Exercise goal:
Copy each line where the word "this" occurs.

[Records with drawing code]

--- Begin ---

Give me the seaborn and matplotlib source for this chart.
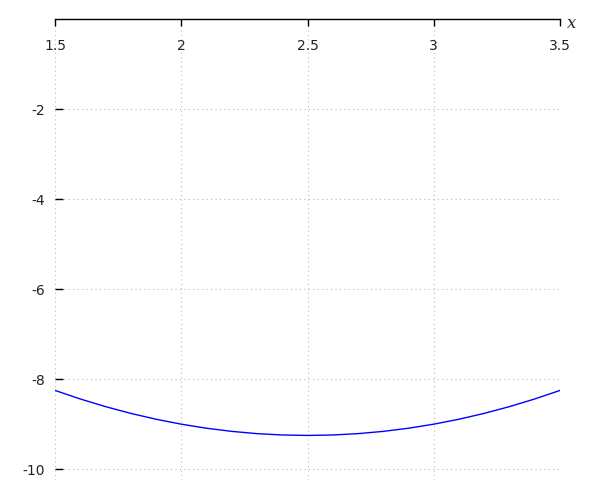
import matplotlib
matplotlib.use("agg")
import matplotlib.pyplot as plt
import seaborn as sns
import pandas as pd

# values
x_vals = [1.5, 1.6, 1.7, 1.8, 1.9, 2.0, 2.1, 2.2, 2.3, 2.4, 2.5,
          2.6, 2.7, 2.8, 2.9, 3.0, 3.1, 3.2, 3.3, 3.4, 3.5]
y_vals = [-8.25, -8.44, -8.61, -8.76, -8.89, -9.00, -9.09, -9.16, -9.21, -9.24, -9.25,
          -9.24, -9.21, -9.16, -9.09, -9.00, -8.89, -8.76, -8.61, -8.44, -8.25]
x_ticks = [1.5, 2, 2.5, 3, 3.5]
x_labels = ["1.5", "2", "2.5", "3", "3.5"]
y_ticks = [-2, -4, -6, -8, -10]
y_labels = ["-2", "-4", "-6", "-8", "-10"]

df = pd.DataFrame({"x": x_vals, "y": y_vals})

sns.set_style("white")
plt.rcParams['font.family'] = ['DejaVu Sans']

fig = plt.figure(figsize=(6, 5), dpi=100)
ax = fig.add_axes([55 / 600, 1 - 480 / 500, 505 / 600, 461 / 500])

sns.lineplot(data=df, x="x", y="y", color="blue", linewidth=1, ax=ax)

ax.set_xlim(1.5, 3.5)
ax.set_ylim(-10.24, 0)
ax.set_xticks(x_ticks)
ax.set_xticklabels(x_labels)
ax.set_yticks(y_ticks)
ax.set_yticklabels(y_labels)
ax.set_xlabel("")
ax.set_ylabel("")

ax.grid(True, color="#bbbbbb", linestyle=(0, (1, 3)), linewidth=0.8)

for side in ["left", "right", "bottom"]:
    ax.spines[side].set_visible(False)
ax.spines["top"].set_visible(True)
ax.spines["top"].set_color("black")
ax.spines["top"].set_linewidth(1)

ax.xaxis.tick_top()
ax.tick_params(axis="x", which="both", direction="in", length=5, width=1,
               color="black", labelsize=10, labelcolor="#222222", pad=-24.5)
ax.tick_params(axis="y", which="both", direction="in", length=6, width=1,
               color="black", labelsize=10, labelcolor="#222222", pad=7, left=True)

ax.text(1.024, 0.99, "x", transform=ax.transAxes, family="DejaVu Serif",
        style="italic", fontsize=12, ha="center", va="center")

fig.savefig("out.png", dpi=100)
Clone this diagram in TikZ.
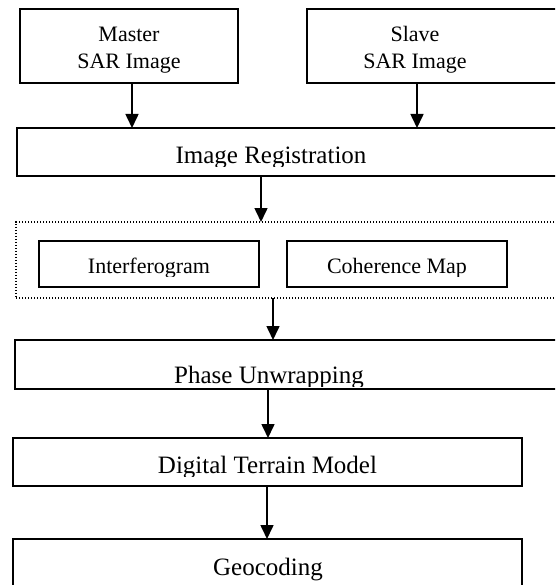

--- End ---

Task response:
Give me the seaborn and matplotlib source for this chart.
Clone this diagram in TikZ.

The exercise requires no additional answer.